* _Task directions_
Set down the records once more, please, exactly and with the pictures left out.
---
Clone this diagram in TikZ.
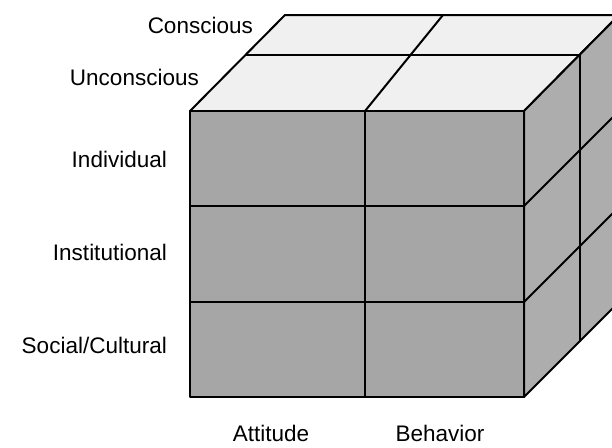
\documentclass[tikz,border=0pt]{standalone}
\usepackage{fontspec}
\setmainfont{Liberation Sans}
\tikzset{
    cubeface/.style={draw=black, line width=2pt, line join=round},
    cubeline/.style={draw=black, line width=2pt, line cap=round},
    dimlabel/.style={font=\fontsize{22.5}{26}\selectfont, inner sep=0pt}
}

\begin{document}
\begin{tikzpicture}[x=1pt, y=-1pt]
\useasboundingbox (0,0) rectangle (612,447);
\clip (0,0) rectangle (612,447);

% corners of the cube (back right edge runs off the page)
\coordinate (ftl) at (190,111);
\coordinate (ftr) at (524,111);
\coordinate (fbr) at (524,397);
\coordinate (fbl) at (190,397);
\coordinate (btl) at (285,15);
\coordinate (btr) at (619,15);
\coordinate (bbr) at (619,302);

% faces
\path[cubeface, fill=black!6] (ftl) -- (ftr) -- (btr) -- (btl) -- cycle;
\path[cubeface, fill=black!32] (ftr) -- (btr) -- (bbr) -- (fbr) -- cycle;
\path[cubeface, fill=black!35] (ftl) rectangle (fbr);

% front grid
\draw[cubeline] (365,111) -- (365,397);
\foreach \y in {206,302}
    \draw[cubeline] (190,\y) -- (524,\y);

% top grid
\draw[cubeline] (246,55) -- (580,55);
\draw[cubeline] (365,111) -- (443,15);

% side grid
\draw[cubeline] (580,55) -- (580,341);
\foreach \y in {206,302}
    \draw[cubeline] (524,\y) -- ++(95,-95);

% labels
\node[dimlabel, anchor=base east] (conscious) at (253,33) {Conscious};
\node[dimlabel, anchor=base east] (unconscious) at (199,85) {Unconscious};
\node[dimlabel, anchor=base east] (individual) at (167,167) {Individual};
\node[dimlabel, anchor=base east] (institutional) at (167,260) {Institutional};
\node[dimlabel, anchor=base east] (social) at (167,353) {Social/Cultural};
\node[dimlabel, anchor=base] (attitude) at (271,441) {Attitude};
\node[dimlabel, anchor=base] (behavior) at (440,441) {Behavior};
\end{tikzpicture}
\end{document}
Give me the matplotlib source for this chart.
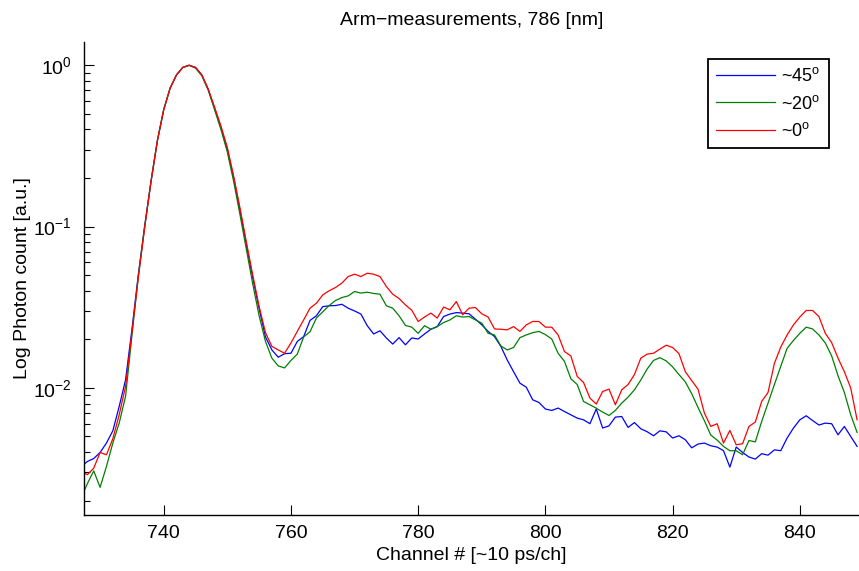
---
* _Result of the task_
Clone this diagram in TikZ.
\documentclass[tikz,border=0pt]{standalone}
\usepackage{fontspec}
\setmainfont{Liberation Sans}
\tikzset{
    cubeface/.style={draw=black, line width=2pt, line join=round},
    cubeline/.style={draw=black, line width=2pt, line cap=round},
    dimlabel/.style={font=\fontsize{22.5}{26}\selectfont, inner sep=0pt}
}

\begin{document}
\begin{tikzpicture}[x=1pt, y=-1pt]
\useasboundingbox (0,0) rectangle (612,447);
\clip (0,0) rectangle (612,447);

% corners of the cube (back right edge runs off the page)
\coordinate (ftl) at (190,111);
\coordinate (ftr) at (524,111);
\coordinate (fbr) at (524,397);
\coordinate (fbl) at (190,397);
\coordinate (btl) at (285,15);
\coordinate (btr) at (619,15);
\coordinate (bbr) at (619,302);

% faces
\path[cubeface, fill=black!6] (ftl) -- (ftr) -- (btr) -- (btl) -- cycle;
\path[cubeface, fill=black!32] (ftr) -- (btr) -- (bbr) -- (fbr) -- cycle;
\path[cubeface, fill=black!35] (ftl) rectangle (fbr);

% front grid
\draw[cubeline] (365,111) -- (365,397);
\foreach \y in {206,302}
    \draw[cubeline] (190,\y) -- (524,\y);

% top grid
\draw[cubeline] (246,55) -- (580,55);
\draw[cubeline] (365,111) -- (443,15);

% side grid
\draw[cubeline] (580,55) -- (580,341);
\foreach \y in {206,302}
    \draw[cubeline] (524,\y) -- ++(95,-95);

% labels
\node[dimlabel, anchor=base east] (conscious) at (253,33) {Conscious};
\node[dimlabel, anchor=base east] (unconscious) at (199,85) {Unconscious};
\node[dimlabel, anchor=base east] (individual) at (167,167) {Individual};
\node[dimlabel, anchor=base east] (institutional) at (167,260) {Institutional};
\node[dimlabel, anchor=base east] (social) at (167,353) {Social/Cultural};
\node[dimlabel, anchor=base] (attitude) at (271,441) {Attitude};
\node[dimlabel, anchor=base] (behavior) at (440,441) {Behavior};
\end{tikzpicture}
\end{document}
Give me the matplotlib source for this chart.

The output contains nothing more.